Bitcoin Price Holds Near $82,000 as ETF Inflows Rise and CLARITY Act Fight Intensifies

Micah Zimmerman

Bitcoin price hovered in a tight range around 82,000 today, extending a week of steady but cautious gains as structural forces, not retail hype, set the tone for the market.

At the time of writing, the Bitcoin price is trading near 82,000, up about 0.65% from Sunday morning, but still about 22% below year-ago levels and far from the October 2025 peak above 126,000.

Over the past week, the coin has mostly held between 80,000 and 82,000. The latest leg higher came late last week after US Secretary of State Marco Rubio signaled reduced risk of further military escalation with Iran, easing pressure on the dollar and crude oil and supporting risk assets.

Behind the calm price band is an increase in activity from US spot Bitcoin exchange-traded funds. US issuers drew about $1.9 billion in net inflows in April, the strongest month since October 2025 and enough to turn year-to-date flows positive, while cumulative inflows since products launched in 2024 are now close to $58 billion.

These funds hold more than 1.3 million BTC and absorb several hundred coins per day on average, well above fresh mining at recent times in April, tightening the liquidity supply on exchanges.

Bitcoin ETFs recorded nine consecutive days of net inflows through early May, totaling about $2.7 billion and removing an estimated 33,000 to 35,000 BTC from tradable supplies. The majority of this demand has concentrated on BlackRock’s IBIT and Fidelity’s FBTC, making IBIT particularly a proxy for institutional sentiment on the asset.

The CLARITY Act is the center of attention

Regulation is now on an equal footing with currents as a price driver. In Washington, the CLARITY Act, a sweeping market structure bill that would define jurisdiction for most digital assets between the SEC and the CFTC, is nearing a markup in the Senate Banking Committee, with a floor vote targeted this summer after a compromise on the stablecoin dividend.

This process builds on last year’s GENIUS Act, which created a full stablecoin regime and set a July 2026 deadline for follow-up regulations.

On Sunday, the American Bankers Association launched a last-minute lobbying campaign against the Digital Asset Market Clarity Act, with ABA CEO Rob Nichols urging bank CEOs across the country to pressure senators ahead of Thursday’s Senate Banking Committee hearing.
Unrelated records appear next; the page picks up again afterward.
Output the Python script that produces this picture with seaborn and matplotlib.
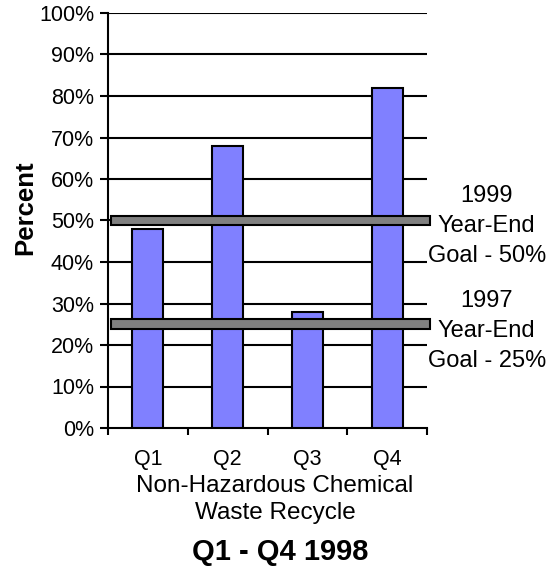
import matplotlib
matplotlib.use("Agg")
import matplotlib.pyplot as plt
import seaborn as sns
import pandas as pd
from matplotlib.patches import Rectangle

quarters = ["Q1", "Q2", "Q3", "Q4"]
percent = [48, 68, 28, 82]
goal_values = [50, 25]
goal_labels = ["1999\nYear-End\nGoal - 50%", "1997\nYear-End\nGoal - 25%"]
yticks = list(range(0, 101, 10))
ytick_labels = [f"{v}%" for v in yticks]

sns.set_theme(style="white")
plt.rcParams['font.family'] = ['Liberation Sans', 'DejaVu Sans']
for k in ["text.color", "axes.labelcolor", "xtick.color", "ytick.color"]:
    plt.rcParams[k] = "black"

W, H = 548, 568
fig = plt.figure(figsize=(W / 100, H / 100), dpi=100)
ax = fig.add_axes([108 / W, 1 - 428 / H, (427 - 108) / W, (428 - 13) / H])

df = pd.DataFrame({"Quarter": quarters, "Percent": percent})
sns.barplot(data=df, x="Quarter", y="Percent", ax=ax, color="#8080FF",
            saturation=1, width=0.39, edgecolor="black", linewidth=1.5, zorder=3)

ax.set_ylim(0, 100)
ax.set_xlim(-0.5, 3.5)
ax.set_yticks(yticks)
ax.set_yticklabels(ytick_labels, fontsize=15.5)
for y in yticks[1:]:
    ax.axhline(y, color="black", lw=1.5, zorder=1)

ax.set_xticks([-0.5, 0.5, 1.5, 2.5, 3.5])
ax.set_xticklabels([])
for i, q in enumerate(quarters):
    ax.text(i, -7.7, q, ha="center", va="center", fontsize=15.5, clip_on=False)
ax.tick_params(axis="x", direction="out", length=5, width=1.5, color="black", bottom=True)
ax.tick_params(axis="y", direction="out", length=6, width=1.5, color="black", left=True, pad=4)
ax.set_xlabel("")
ax.set_ylabel("")

for s in ["top", "right"]:
    ax.spines[s].set_visible(False)
for s in ["left", "bottom"]:
    ax.spines[s].set_color("black")
    ax.spines[s].set_linewidth(1.5)

# goal bars
for g in goal_values:
    ax.add_patch(Rectangle((-0.46, g - 1.15), 4.0, 2.3, facecolor="#808080",
                           edgecolor="black", lw=1.5, clip_on=False, zorder=5))
goal_text_y = [48.7, 23.4]
for ty, lab in zip(goal_text_y, goal_labels):
    ax.text(3.5 + 60 / 80, ty, lab, ha="center", va="center", fontsize=17,
            linespacing=1.48, clip_on=False)

fig.text(25 / W, 1 - 208 / H, "Percent", rotation=90, ha="center", va="center",
         fontsize=18.5, fontweight="bold")
fig.text(275 / W, 1 - 499.5 / H, "Non-Hazardous Chemical\nWaste Recycle", ha="center",
         va="center", fontsize=17.5, linespacing=1.3)
fig.text(280 / W, 1 - 552 / H, "Q1 - Q4 1998", ha="center", va="center",
         fontsize=21, fontweight="bold")

fig.savefig("out.png", dpi=100, facecolor="white")
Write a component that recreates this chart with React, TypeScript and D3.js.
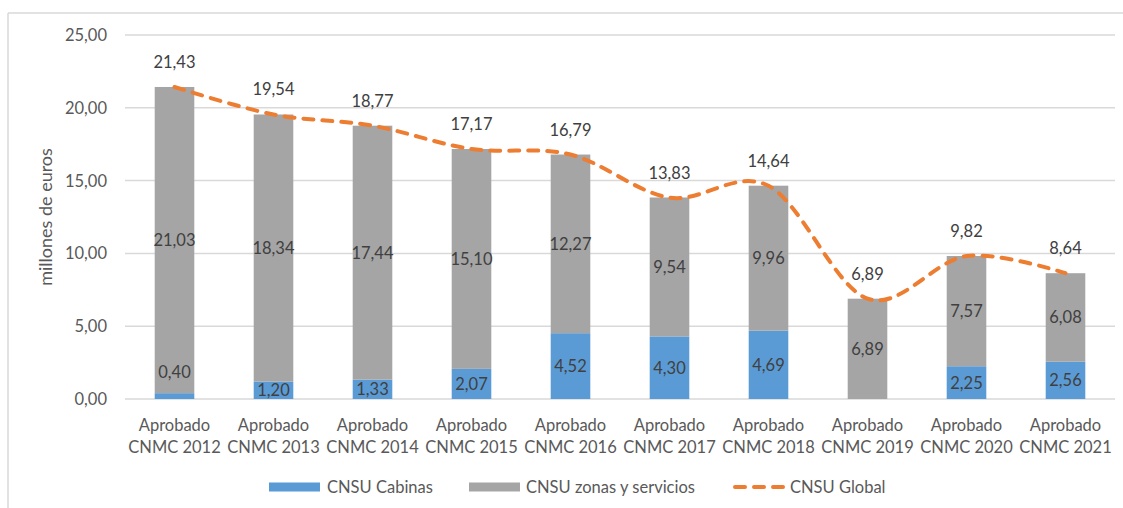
import React from 'react';
import * as d3 from 'd3';

const categories = [
  'Aprobado\nCNMC 2012', 'Aprobado\nCNMC 2013', 'Aprobado\nCNMC 2014', 'Aprobado\nCNMC 2015',
  'Aprobado\nCNMC 2016', 'Aprobado\nCNMC 2017', 'Aprobado\nCNMC 2018', 'Aprobado\nCNMC 2019',
  'Aprobado\nCNMC 2020', 'Aprobado\nCNMC 2021',
];
const cabinas = [0.40, 1.20, 1.33, 2.07, 4.52, 4.30, 4.69, 0, 2.25, 2.56];
const zonas = [21.03, 18.34, 17.44, 15.10, 12.27, 9.54, 9.96, 6.89, 7.57, 6.08];
const globalVals = [21.43, 19.54, 18.77, 17.17, 16.79, 13.83, 14.64, 6.89, 9.82, 8.64];
const yTicks = [0, 5, 10, 15, 20, 25];
const seriesNames = ['CNSU Cabinas', 'CNSU zonas y servicios', 'CNSU Global'];

const W = 1123;
const H = 508;
const BLUE = '#5B9BD5';
const GRAY = '#A5A5A5';
const ORANGE = '#ED7D31';
const FONT = 'Lato, "Open Sans", sans-serif';
const fmt = (v: number) => v.toFixed(2).replace('.', ',');

export default function App() {
  const x = d3.scaleBand<string>().domain(categories).range([125, 1115]).paddingInner(0.6).paddingOuter(0.3);
  const y = d3.scaleLinear().domain([0, 25]).range([399, 35]);
  const bw = x.bandwidth();
  const cx = (c: string) => (x(c) as number) + bw / 2;

  const line = d3.line<number>()
    .x((_, i) => cx(categories[i]))
    .y((d) => y(d))
    .curve(d3.curveCatmullRom.alpha(0));

  return (
    <svg width={W} height={H} style={{ position: 'absolute', left: 0, top: 0, background: '#fff' }} fontFamily={FONT}>
      <rect x={0} y={0} width={W} height={H} fill="#fff" />
      {/* frame */}
      <line x1={8} y1={13} x2={W} y2={13} stroke="#D9D9D9" strokeWidth={1.5} />
      <line x1={8} y1={13} x2={8} y2={H} stroke="#D9D9D9" strokeWidth={1.5} />
      {/* grid */}
      {yTicks.map((t) => (
        <g key={t}>
          <line x1={125} x2={1115} y1={y(t)} y2={y(t)} stroke="#D9D9D9" strokeWidth={1.5} />
          <text x={107} y={y(t) + 6} textAnchor="end" fontSize={16.5} fill="#595959">{fmt(t)}</text>
        </g>
      ))}
      <text transform={`translate(52,${(y(0) + y(25)) / 2}) rotate(-90)`} textAnchor="middle" fontSize={18} fill="#595959">millones de euros</text>
      {/* bars */}
      {categories.map((c, i) => {
        const x0 = x(c) as number;
        const yc = y(cabinas[i]);
        const yz = y(cabinas[i] + zonas[i]);
        return (
          <g key={c}>
            {cabinas[i] > 0 && <rect x={x0} y={yc} width={bw} height={y(0) - yc} fill={BLUE} />}
            <rect x={x0} y={yz} width={bw} height={yc - yz} fill={GRAY} />
          </g>
        );
      })}
      {/* segment labels */}
      {categories.map((c, i) => {
        const yc = y(cabinas[i]);
        const yz = y(cabinas[i] + zonas[i]);
        const hC = y(0) - yc;
        const cabY = hC < 12 ? yc - 21 : (y(0) + yc) / 2;
        return (
          <g key={c + 'l'} fontSize={16.5} fill="#404040" textAnchor="middle">
            {cabinas[i] > 0 && <text x={cx(c)} y={cabY + 6}>{fmt(cabinas[i])}</text>}
            <text x={cx(c)} y={(yc + yz) / 2 + 6}>{fmt(zonas[i])}</text>
          </g>
        );
      })}
      {/* global line */}
      <path d={line(globalVals) || ''} fill="none" stroke={ORANGE} strokeWidth={4} strokeDasharray="10 9" strokeLinecap="round" />
      {globalVals.map((v, i) => (
        <text key={'g' + i} x={cx(categories[i])} y={y(v) - 25 + 6} textAnchor="middle" fontSize={16.5} fill="#404040">{fmt(v)}</text>
      ))}
      {/* x labels */}
      {categories.map((c) => {
        const parts = c.split('\n');
        return (
          <text key={c + 'x'} x={cx(c)} textAnchor="middle" fontSize={16.5} fill="#595959">
            <tspan x={cx(c)} y={431}>{parts[0]}</tspan>
            <tspan x={cx(c)} y={453}>{parts[1]}</tspan>
          </text>
        );
      })}
      {/* legend */}
      <rect x={269} y={482.5} width={51} height={9} fill={BLUE} />
      <text x={327} y={493} fontSize={16.5} fill="#595959">{seriesNames[0]}</text>
      <rect x={469} y={482.5} width={51} height={9} fill={GRAY} />
      <text x={526} y={493} fontSize={16.5} fill="#595959">{seriesNames[1]}</text>
      <line x1={735} x2={783} y1={487} y2={487} stroke={ORANGE} strokeWidth={4} strokeDasharray="10 9" strokeLinecap="round" />
      <text x={790} y={493} fontSize={16.5} fill="#595959">{seriesNames[2]}</text>
    </svg>
  );
}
In a letter to member banks, Nichols warned that the bill’s stablecoin return provisions could drive deposits out of traditional banks and into payment stablecoins, which he said would threaten financial stability and economic growth. The effort sparked immediate backlash from crypto advocates and lawmakers who supported the legislation.

Coinbase Chief Legal Officer Paul Grewal said the banking industry had already won concessions during previous negotiations at the White House, while Senator Bernie Moreno accused banks of trying to kill innovation and pledged to support advancing the bill.

The White House is also currently working on a strategic Bitcoin Reserve framework that would govern how the government manages seized coins without direct budget spending, a plan that, if written into statute rather than left as an executive program, would cement state-level participation on the demand side of the market.